### Exercise materials
========
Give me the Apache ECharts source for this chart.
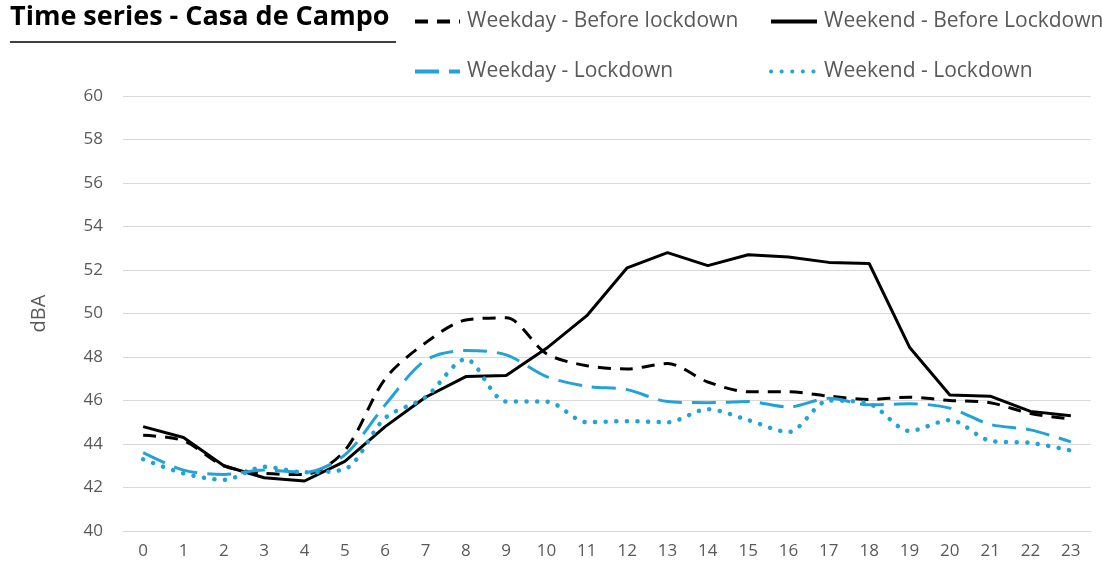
<!DOCTYPE html>
<html>
<head>
<meta charset="utf-8">
<script src="https://cdn.jsdelivr.net/npm/echarts@6/dist/echarts.min.js"></script>
<style>
  html, body { margin: 0; padding: 0; background: #fff; }
  #chart { width: 1102px; height: 567px; }
</style>
</head>
<body>
<div id="chart"></div>
<script>
// hours of the day
const hours = ['0', '1', '2', '3', '4', '5', '6', '7', '8', '9', '10', '11',
  '12', '13', '14', '15', '16', '17', '18', '19', '20', '21', '22', '23']

const weekdayBefore = [44.4, 44.15, 43.0, 42.65, 42.6, 43.7, 47.0, 48.65, 49.7, 49.8, 48.15, 47.6,
  47.45, 47.7, 46.85, 46.4, 46.4, 46.2, 46.05, 46.15, 46.0, 45.9, 45.4, 45.15]
const weekendBefore = [44.8, 44.3, 43.0, 42.45, 42.3, 43.2, 44.8, 46.15, 47.1, 47.15, 48.4, 49.9,
  52.1, 52.8, 52.2, 52.7, 52.6, 52.35, 52.3, 48.45, 46.25, 46.2, 45.5, 45.3]
const weekdayLockdown = [43.6, 42.8, 42.6, 42.8, 42.7, 43.5, 45.8, 47.85, 48.3, 48.1, 47.1, 46.65,
  46.5, 45.95, 45.9, 45.95, 45.7, 46.1, 45.8, 45.85, 45.65, 44.9, 44.65, 44.1]
const weekendLockdown = [43.3, 42.65, 42.35, 42.95, 42.7, 42.85, 45.2, 46.15, 47.9, 45.95, 45.95, 45.0,
  45.05, 45.0, 45.6, 45.1, 44.55, 46.0, 45.85, 44.6, 45.1, 44.15, 44.05, 43.7]

const names = ['Weekday - Before lockdown', 'Weekend - Before Lockdown', 'Weekday - Lockdown', 'Weekend - Lockdown']
const blue = '#22a3d6'
const grey = '#595959'
const font = 'Open Sans'

let chart = echarts.init(document.getElementById('chart'))

function oneLegend (name, left, top, width) {
  return {
    data: [name],
    left: left,
    top: top,
    itemWidth: width,
    itemHeight: 14,
    selectedMode: false,
    padding: 0,
    itemStyle: { opacity: 0 },
    lineStyle: { width: 4 },
    textStyle: { color: grey, fontSize: 21, fontFamily: font, padding: [0, 0, 0, 2] }
  }
}

let option = {
  animation: false,
  graphic: [
    {
      type: 'text',
      left: 10,
      top: 4,
      style: {
        text: 'Time series - Casa de Campo',
        fontSize: 27,
        fontWeight: 'bold',
        fontFamily: font,
        fill: '#000'
      }
    },
    {
      type: 'line',
      shape: { x1: 10, y1: 42, x2: 396, y2: 42 },
      style: { stroke: '#000', lineWidth: 1.5 }
    }
  ],
  legend: [
    oneLegend(names[0], 413, 11, 45),
    oneLegend(names[1], 769, 11, 46),
    oneLegend(names[2], 413, 61, 45),
    oneLegend(names[3], 769, 61, 46)
  ],
  grid: {
    left: 123,
    right: 11,
    top: 96,
    bottom: 36
  },
  xAxis: {
    type: 'category',
    data: hours,
    axisLine: { lineStyle: { color: '#d9d9d9' } },
    axisTick: { show: false },
    axisLabel: { color: grey, fontSize: 17, fontFamily: font, margin: 12 }
  },
  yAxis: {
    type: 'value',
    min: 40,
    max: 60,
    interval: 2,
    name: 'dBA',
    nameLocation: 'middle',
    nameGap: 74,
    nameTextStyle: { color: grey, fontSize: 20, fontFamily: font },
    axisLabel: { color: grey, fontSize: 17, fontFamily: font, margin: 20 },
    splitLine: { lineStyle: { color: '#d9d9d9', width: 1 } }
  },
  series: [
    {
      name: names[0],
      type: 'line',
      data: weekdayBefore,
      symbol: 'none',
      smooth: 0.3,
      lineStyle: { color: '#000', width: 3, type: [13, 9] },
      itemStyle: { color: '#000' }
    },
    {
      name: names[1],
      type: 'line',
      data: weekendBefore,
      symbol: 'none',
      lineStyle: { color: '#000', width: 3 },
      itemStyle: { color: '#000' }
    },
    {
      name: names[2],
      type: 'line',
      data: weekdayLockdown,
      symbol: 'none',
      smooth: 0.3,
      lineStyle: { color: blue, width: 3, type: [24, 10] },
      itemStyle: { color: blue }
    },
    {
      name: names[3],
      type: 'line',
      data: weekendLockdown,
      symbol: 'none',
      smooth: 0.3,
      lineStyle: { color: blue, width: 4.5, type: [0.1, 10.5], cap: 'round' },
      itemStyle: { color: blue }
    }
  ]
}
chart.setOption(option)
</script>
</body>
</html>
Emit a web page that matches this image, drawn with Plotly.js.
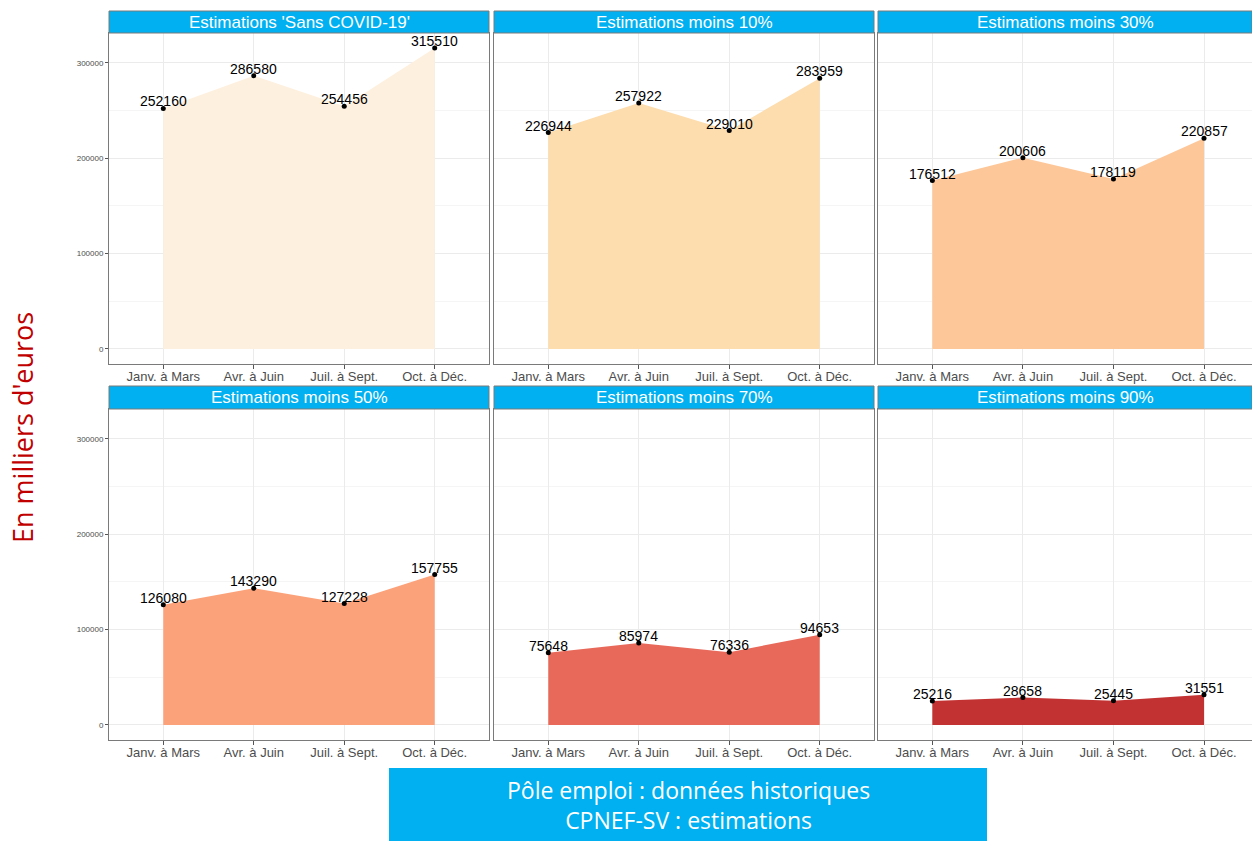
========
### What the task asks
Except for the pictures, give all the material above again verbatim.

### Right answer
Give me the Apache ECharts source for this chart.
<!DOCTYPE html>
<html>
<head>
<meta charset="utf-8">
<script src="https://cdn.jsdelivr.net/npm/echarts@6/dist/echarts.min.js"></script>
<style>
  html, body { margin: 0; padding: 0; background: #fff; }
  #chart { width: 1102px; height: 567px; }
</style>
</head>
<body>
<div id="chart"></div>
<script>
// hours of the day
const hours = ['0', '1', '2', '3', '4', '5', '6', '7', '8', '9', '10', '11',
  '12', '13', '14', '15', '16', '17', '18', '19', '20', '21', '22', '23']

const weekdayBefore = [44.4, 44.15, 43.0, 42.65, 42.6, 43.7, 47.0, 48.65, 49.7, 49.8, 48.15, 47.6,
  47.45, 47.7, 46.85, 46.4, 46.4, 46.2, 46.05, 46.15, 46.0, 45.9, 45.4, 45.15]
const weekendBefore = [44.8, 44.3, 43.0, 42.45, 42.3, 43.2, 44.8, 46.15, 47.1, 47.15, 48.4, 49.9,
  52.1, 52.8, 52.2, 52.7, 52.6, 52.35, 52.3, 48.45, 46.25, 46.2, 45.5, 45.3]
const weekdayLockdown = [43.6, 42.8, 42.6, 42.8, 42.7, 43.5, 45.8, 47.85, 48.3, 48.1, 47.1, 46.65,
  46.5, 45.95, 45.9, 45.95, 45.7, 46.1, 45.8, 45.85, 45.65, 44.9, 44.65, 44.1]
const weekendLockdown = [43.3, 42.65, 42.35, 42.95, 42.7, 42.85, 45.2, 46.15, 47.9, 45.95, 45.95, 45.0,
  45.05, 45.0, 45.6, 45.1, 44.55, 46.0, 45.85, 44.6, 45.1, 44.15, 44.05, 43.7]

const names = ['Weekday - Before lockdown', 'Weekend - Before Lockdown', 'Weekday - Lockdown', 'Weekend - Lockdown']
const blue = '#22a3d6'
const grey = '#595959'
const font = 'Open Sans'

let chart = echarts.init(document.getElementById('chart'))

function oneLegend (name, left, top, width) {
  return {
    data: [name],
    left: left,
    top: top,
    itemWidth: width,
    itemHeight: 14,
    selectedMode: false,
    padding: 0,
    itemStyle: { opacity: 0 },
    lineStyle: { width: 4 },
    textStyle: { color: grey, fontSize: 21, fontFamily: font, padding: [0, 0, 0, 2] }
  }
}

let option = {
  animation: false,
  graphic: [
    {
      type: 'text',
      left: 10,
      top: 4,
      style: {
        text: 'Time series - Casa de Campo',
        fontSize: 27,
        fontWeight: 'bold',
        fontFamily: font,
        fill: '#000'
      }
    },
    {
      type: 'line',
      shape: { x1: 10, y1: 42, x2: 396, y2: 42 },
      style: { stroke: '#000', lineWidth: 1.5 }
    }
  ],
  legend: [
    oneLegend(names[0], 413, 11, 45),
    oneLegend(names[1], 769, 11, 46),
    oneLegend(names[2], 413, 61, 45),
    oneLegend(names[3], 769, 61, 46)
  ],
  grid: {
    left: 123,
    right: 11,
    top: 96,
    bottom: 36
  },
  xAxis: {
    type: 'category',
    data: hours,
    axisLine: { lineStyle: { color: '#d9d9d9' } },
    axisTick: { show: false },
    axisLabel: { color: grey, fontSize: 17, fontFamily: font, margin: 12 }
  },
  yAxis: {
    type: 'value',
    min: 40,
    max: 60,
    interval: 2,
    name: 'dBA',
    nameLocation: 'middle',
    nameGap: 74,
    nameTextStyle: { color: grey, fontSize: 20, fontFamily: font },
    axisLabel: { color: grey, fontSize: 17, fontFamily: font, margin: 20 },
    splitLine: { lineStyle: { color: '#d9d9d9', width: 1 } }
  },
  series: [
    {
      name: names[0],
      type: 'line',
      data: weekdayBefore,
      symbol: 'none',
      smooth: 0.3,
      lineStyle: { color: '#000', width: 3, type: [13, 9] },
      itemStyle: { color: '#000' }
    },
    {
      name: names[1],
      type: 'line',
      data: weekendBefore,
      symbol: 'none',
      lineStyle: { color: '#000', width: 3 },
      itemStyle: { color: '#000' }
    },
    {
      name: names[2],
      type: 'line',
      data: weekdayLockdown,
      symbol: 'none',
      smooth: 0.3,
      lineStyle: { color: blue, width: 3, type: [24, 10] },
      itemStyle: { color: blue }
    },
    {
      name: names[3],
      type: 'line',
      data: weekendLockdown,
      symbol: 'none',
      smooth: 0.3,
      lineStyle: { color: blue, width: 4.5, type: [0.1, 10.5], cap: 'round' },
      itemStyle: { color: blue }
    }
  ]
}
chart.setOption(option)
</script>
</body>
</html>
Emit a web page that matches this image, drawn with Plotly.js.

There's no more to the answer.